Each entry below is to be written out exactly, and the pictures are to be left out.

-- RECORDS TO PROCESS start --

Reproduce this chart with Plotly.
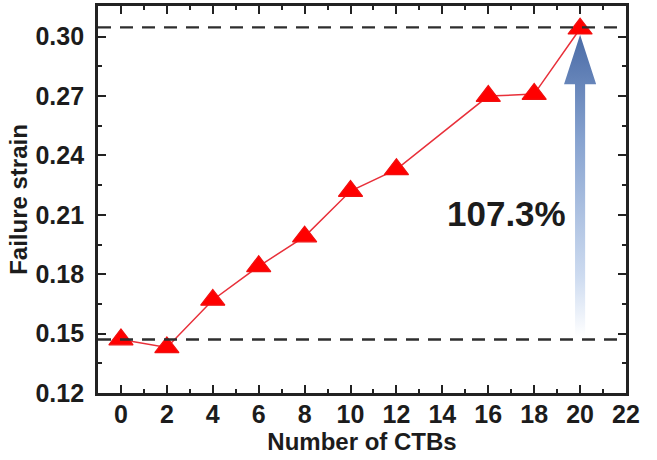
import plotly.graph_objects as go

ctbs = [0, 2, 4, 6, 8, 10, 12, 16, 18, 20]
failure_strain = [0.147, 0.143, 0.167, 0.184, 0.199, 0.222, 0.233, 0.270, 0.271, 0.304]
ref_low = 0.147
ref_high = 0.3047
increase_label = "107.3%"
x_ticks = list(range(0, 23, 2))
y_ticks = [0.12, 0.15, 0.18, 0.21, 0.24, 0.27, 0.30]

FONT = "Liberation Sans, Arial, sans-serif"
INK = "#1c1c1c"

fig = go.Figure()

# gradient arrow at last point
xa = ctbs[-1]
shaft_w, head_w = 0.22, 0.70
y_bot = ref_low + 0.0015
y_tip = failure_strain[-1] - 0.003
y_headbase = y_tip - 0.025
ax = [xa - shaft_w, xa + shaft_w, xa + shaft_w, xa + head_w, xa, xa - head_w, xa - shaft_w, xa - shaft_w]
ay = [y_bot, y_bot, y_headbase, y_headbase, y_tip, y_headbase, y_headbase, y_bot]
fig.add_trace(go.Scatter(
    x=ax, y=ay, mode="lines", fill="toself",
    line=dict(width=0, color="rgba(0,0,0,0)"),
    fillgradient=dict(type="vertical",
                      colorscale=[[0, "rgba(255,255,255,1)"], [0.2, "#cddbf0"], [0.65, "#87a3d0"], [1, "#4a6ba6"]]),
    hoverinfo="skip", showlegend=False))

fig.add_trace(go.Scatter(
    x=ctbs, y=failure_strain, mode="lines+markers",
    line=dict(color="#e8303a", width=1.5),
    marker=dict(symbol="triangle-up", size=21, color="#ff0000", line=dict(width=1.2, color="#f01010")),
    showlegend=False))

for yv in (ref_low, ref_high):
    fig.add_shape(type="line", xref="x domain", yref="y", x0=0, x1=1, y0=yv, y1=yv,
                  line=dict(color="#2e2e2e", width=2.4, dash="13px,9px"), layer="above")

fig.add_annotation(x=16.8, y=0.2105, text="<b>" + increase_label + "</b>", showarrow=False,
                   font=dict(family=FONT, size=35, color=INK))

axis_common = dict(
    showline=True, linecolor="#222222", linewidth=2.8, mirror="ticks",
    ticks="inside", ticklen=8, tickwidth=2.2, tickcolor="#222222",
    showgrid=False, zeroline=False, automargin=False,
    tickfont=dict(family=FONT, size=25, color=INK, weight="bold"),
)

fig.update_xaxes(
    range=[-1, 22], tickvals=x_ticks, ticktext=[str(v) for v in x_ticks],
    minor=dict(dtick=1, tick0=0, ticks="inside", ticklen=4, tickwidth=2.2, tickcolor="#222222"),
    ticklabelstandoff=-3,
    title=dict(text="<b>Number of CTBs</b>", standoff=0,
               font=dict(family=FONT, size=24, color=INK)),
    **axis_common)
fig.update_yaxes(
    range=[0.12, 0.3155], tickvals=y_ticks, ticktext=[f"{v:.2f}" for v in y_ticks],
    minor=dict(dtick=0.015, tick0=0.12, ticks="inside", ticklen=4, tickwidth=2.2, tickcolor="#222222"),
    ticklabelstandoff=6,
    title=dict(text="<b>Failure strain</b>", standoff=2,
               font=dict(family=FONT, size=24, color=INK)),
    **axis_common)

fig.update_layout(
    width=657, height=460,
    margin=dict(l=98, r=31, t=6, b=67),
    plot_bgcolor="white", paper_bgcolor="white",
)

fig.write_html("out.html", config={"displayModeBar": False},
               post_script="document.body.style.margin='0px';")
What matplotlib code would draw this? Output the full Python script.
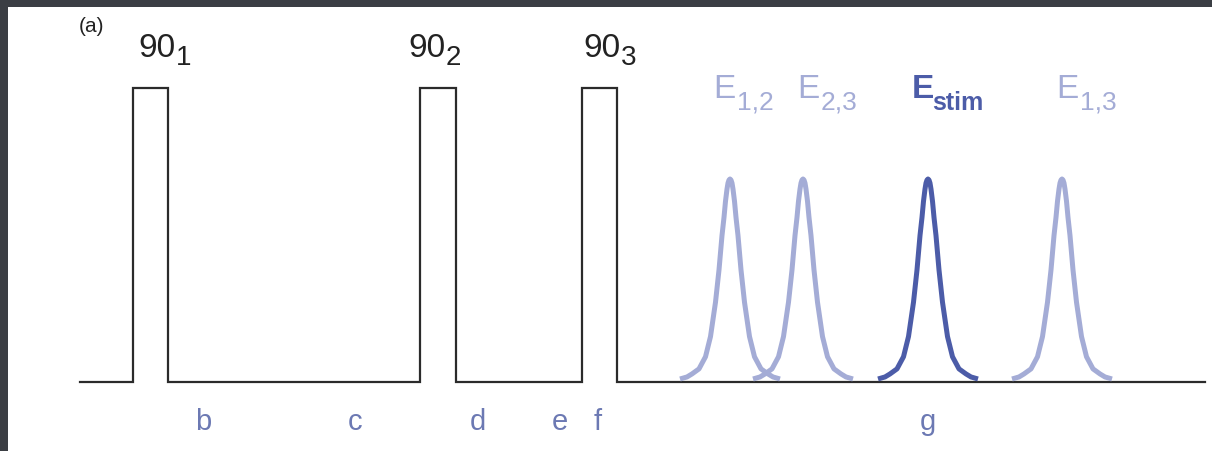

-- RECORDS TO PROCESS end --

_RESULT OF THIS TASK_
Reproduce this chart with Plotly.
import plotly.graph_objects as go

ctbs = [0, 2, 4, 6, 8, 10, 12, 16, 18, 20]
failure_strain = [0.147, 0.143, 0.167, 0.184, 0.199, 0.222, 0.233, 0.270, 0.271, 0.304]
ref_low = 0.147
ref_high = 0.3047
increase_label = "107.3%"
x_ticks = list(range(0, 23, 2))
y_ticks = [0.12, 0.15, 0.18, 0.21, 0.24, 0.27, 0.30]

FONT = "Liberation Sans, Arial, sans-serif"
INK = "#1c1c1c"

fig = go.Figure()

# gradient arrow at last point
xa = ctbs[-1]
shaft_w, head_w = 0.22, 0.70
y_bot = ref_low + 0.0015
y_tip = failure_strain[-1] - 0.003
y_headbase = y_tip - 0.025
ax = [xa - shaft_w, xa + shaft_w, xa + shaft_w, xa + head_w, xa, xa - head_w, xa - shaft_w, xa - shaft_w]
ay = [y_bot, y_bot, y_headbase, y_headbase, y_tip, y_headbase, y_headbase, y_bot]
fig.add_trace(go.Scatter(
    x=ax, y=ay, mode="lines", fill="toself",
    line=dict(width=0, color="rgba(0,0,0,0)"),
    fillgradient=dict(type="vertical",
                      colorscale=[[0, "rgba(255,255,255,1)"], [0.2, "#cddbf0"], [0.65, "#87a3d0"], [1, "#4a6ba6"]]),
    hoverinfo="skip", showlegend=False))

fig.add_trace(go.Scatter(
    x=ctbs, y=failure_strain, mode="lines+markers",
    line=dict(color="#e8303a", width=1.5),
    marker=dict(symbol="triangle-up", size=21, color="#ff0000", line=dict(width=1.2, color="#f01010")),
    showlegend=False))

for yv in (ref_low, ref_high):
    fig.add_shape(type="line", xref="x domain", yref="y", x0=0, x1=1, y0=yv, y1=yv,
                  line=dict(color="#2e2e2e", width=2.4, dash="13px,9px"), layer="above")

fig.add_annotation(x=16.8, y=0.2105, text="<b>" + increase_label + "</b>", showarrow=False,
                   font=dict(family=FONT, size=35, color=INK))

axis_common = dict(
    showline=True, linecolor="#222222", linewidth=2.8, mirror="ticks",
    ticks="inside", ticklen=8, tickwidth=2.2, tickcolor="#222222",
    showgrid=False, zeroline=False, automargin=False,
    tickfont=dict(family=FONT, size=25, color=INK, weight="bold"),
)

fig.update_xaxes(
    range=[-1, 22], tickvals=x_ticks, ticktext=[str(v) for v in x_ticks],
    minor=dict(dtick=1, tick0=0, ticks="inside", ticklen=4, tickwidth=2.2, tickcolor="#222222"),
    ticklabelstandoff=-3,
    title=dict(text="<b>Number of CTBs</b>", standoff=0,
               font=dict(family=FONT, size=24, color=INK)),
    **axis_common)
fig.update_yaxes(
    range=[0.12, 0.3155], tickvals=y_ticks, ticktext=[f"{v:.2f}" for v in y_ticks],
    minor=dict(dtick=0.015, tick0=0.12, ticks="inside", ticklen=4, tickwidth=2.2, tickcolor="#222222"),
    ticklabelstandoff=6,
    title=dict(text="<b>Failure strain</b>", standoff=2,
               font=dict(family=FONT, size=24, color=INK)),
    **axis_common)

fig.update_layout(
    width=657, height=460,
    margin=dict(l=98, r=31, t=6, b=67),
    plot_bgcolor="white", paper_bgcolor="white",
)

fig.write_html("out.html", config={"displayModeBar": False},
               post_script="document.body.style.margin='0px';")
What matplotlib code would draw this? Output the full Python script.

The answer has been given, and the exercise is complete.